波瀾の時代の幸福論 マネー、ビジネス、人生の「足る」を知る ジョン・C・ボーグル著/山崎恵理子訳~信頼される人格こそ「成功」の源と説く
本書は、インデックスファンドの創始者で米国金融界の重鎮でもある著者が、自身の経験をもとに、他の賢人たちの言葉も多数引用しながら、真に幸福な人生を送るにはどうしたらよいかについて、その明確な道筋を示した好著だ。
著者の主張は明快だ。今回の金融危機は、マネー資本主義の横行を助長していた歪んだ価値観とモラルの欠如によってもたらされたものであり、特に金融業界人は古きよき時代の正しい価値観や倫理規範を一刻も早く取り戻す必要があると説く。この点については、評者もかねて著者と同様の意見を持っており、共感を覚える。
かつて日本にも「おカネで買えないものは何もない」と豪語した輩がいたが、世の中におカネで買えないものはたくさんあるし、おカネで人の価値は測れない。また、高いモラルの維持は「まともな」社会には不可欠だ。
著者の「成功」の定義も素晴らしい。「自分のために何をなすかではなく、社会のためにどんな貢献をするか」であり、決して自分さえよければ他人はどうでもよいという話ではない。やはり大切なのは「人格」や「人間性」なのだ。

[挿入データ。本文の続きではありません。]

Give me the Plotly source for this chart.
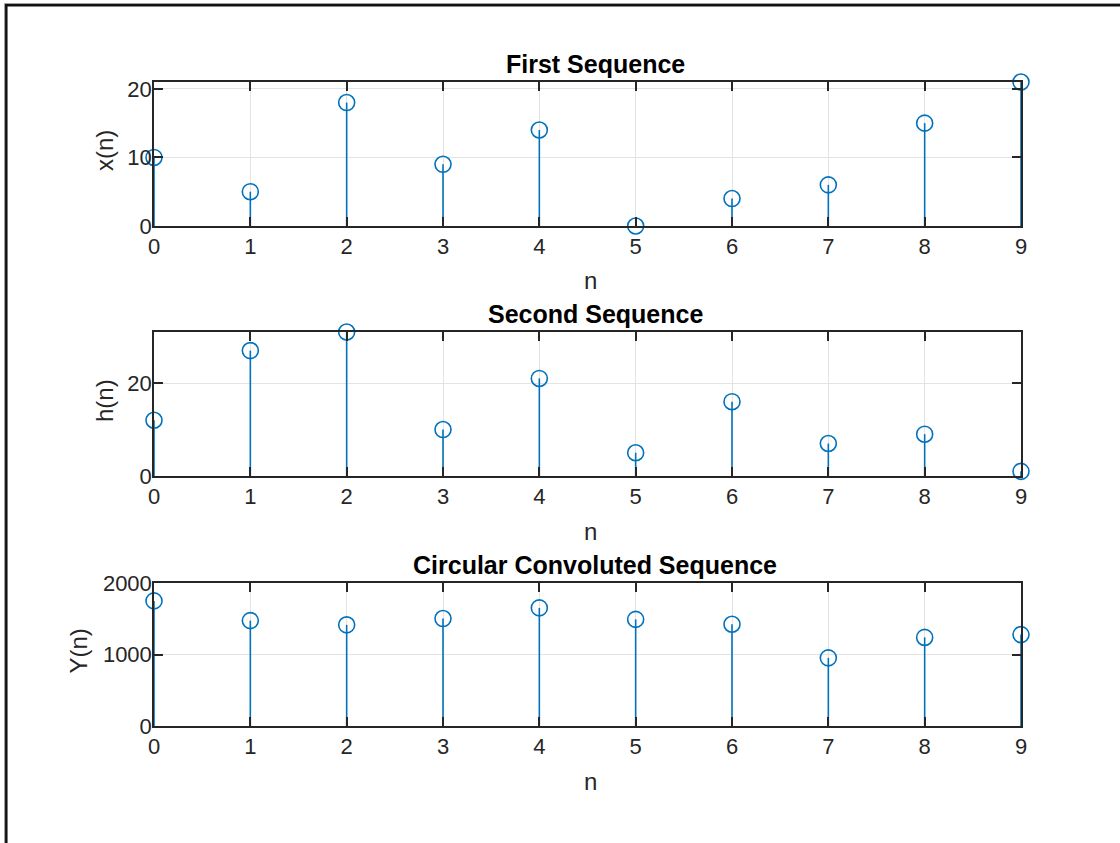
import plotly.graph_objects as go

n = list(range(10))
x_vals = [10, 5, 18, 9, 14, 0, 4, 6, 15, 21]
h_vals = [12, 27, 31, 10, 21, 5, 16, 7, 9, 1]
y_vals = [1750, 1474, 1415, 1503, 1652, 1491, 1423, 953, 1239, 1278]

titles = ["First Sequence", "Second Sequence", "Circular Convoluted Sequence"]
ylabels = ["x(n)", "h(n)", "Y(n)"]
xlabel = "n"
y_ranges = [[0, 21], [0, 31], [0, 2000]]
y_ticks = [[0, 10, 20], [0, 20], [0, 1000, 2000]]
x_ticks = list(range(10))

W, H = 1120, 843
BLUE = "#0072BD"
AX = "#262626"
GRID = "#e3e3e3"
FONT = "Liberation Sans, Arial, Helvetica, sans-serif"

boxes = [(154, 1021, 82, 226), (154, 1021, 332, 476), (154, 1021, 583, 726)]
ylab_x = [105, 104, 78]

def px(xp):
    return xp / W

def py(yp):
    return 1 - yp / H

fig = go.Figure()
series = [x_vals, h_vals, y_vals]
annotations = []
for i, vals in enumerate(series):
    ax = "" if i == 0 else str(i + 1)
    sx = []
    sy = []
    for k, v in zip(n, vals):
        sx += [k, k, None]
        sy += [0, v, None]
    fig.add_trace(go.Scatter(x=sx, y=sy, mode="lines",
                             line=dict(color=BLUE, width=1.6),
                             xaxis="x" + ax, yaxis="y" + ax,
                             showlegend=False, hoverinfo="skip"))
    fig.add_trace(go.Scatter(x=n, y=vals, mode="markers",
                             marker=dict(symbol="circle-open", size=16, color=BLUE,
                                         line=dict(color=BLUE, width=1.6)),
                             cliponaxis=False,
                             xaxis="x" + ax, yaxis="y" + ax, showlegend=False))
    l, r, t, b = boxes[i]
    common = dict(showline=True, linecolor=AX, linewidth=1.5, mirror="allticks",
                  ticks="inside", ticklen=9, tickwidth=1.5, tickcolor=AX,
                  showgrid=True, gridcolor=GRID, gridwidth=1, zeroline=False,
                  automargin=False,
                  tickfont=dict(family=FONT, size=22, color=AX))
    fig.layout["xaxis" + ax] = dict(common, domain=[px(l), px(r)], range=[0, 9],
                                    tickmode="array", tickvals=x_ticks,
                                    anchor="y" + ax)
    fig.layout["yaxis" + ax] = dict(common, domain=[py(b), py(t)], range=y_ranges[i],
                                    tickmode="array", tickvals=y_ticks[i],
                                    anchor="x" + ax, ticklabelstandoff=-4)
    annotations.append(dict(text="<b>" + titles[i] + "</b>", x=px(595), y=py(t - 18),
                            xref="paper", yref="paper", xanchor="center", yanchor="middle",
                            showarrow=False, font=dict(family=FONT, size=25, color="#000000")))
    annotations.append(dict(text=xlabel, x=px((l + r) / 2 + 3), y=py(b + 55),
                            xref="paper", yref="paper", xanchor="center", yanchor="middle",
                            showarrow=False, font=dict(family=FONT, size=24, color=AX)))
    annotations.append(dict(text=ylabels[i], x=px(ylab_x[i]), y=py((t + b) / 2 - 3),
                            xref="paper", yref="paper", xanchor="center", yanchor="middle",
                            textangle=-90, showarrow=False,
                            font=dict(family=FONT, size=24, color=AX)))

shapes = [
    dict(type="line", xref="paper", yref="paper", x0=px(4.5), x1=px(4.5), y0=0, y1=py(3.5),
         line=dict(color="#a0a0a0", width=1)),
    dict(type="line", xref="paper", yref="paper", x0=px(4.5), x1=1, y0=py(3.5), y1=py(3.5),
         line=dict(color="#a0a0a0", width=1)),
    dict(type="line", xref="paper", yref="paper", x0=px(6.3), x1=px(6.3), y0=0, y1=py(5.3),
         line=dict(color="#111111", width=2.5)),
    dict(type="line", xref="paper", yref="paper", x0=px(5), x1=1, y0=py(5.3), y1=py(5.3),
         line=dict(color="#111111", width=2.5)),
]

fig.update_layout(width=W, height=H, margin=dict(l=0, r=0, t=0, b=0, pad=0, autoexpand=False),
                  paper_bgcolor="white", plot_bgcolor="white",
                  annotations=annotations, shapes=shapes, showlegend=False,
                  font=dict(family=FONT))
fig.write_html("out.html", config={"displayModeBar": False},
               post_script="document.body.style.margin='0';")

著者は金融業界に長年身を置いてきただけに、身内に非常に厳しい。彼によれば、現在の金融システムはデリバティブ等のイノベーションにより複雑化させることによって、膨大なコストを顧客である投資家に転嫁している。このコストが一部の連中の莫大な報酬につながっており、投資家はコストを差し引いたリターンを見るべきと警鐘を鳴らす。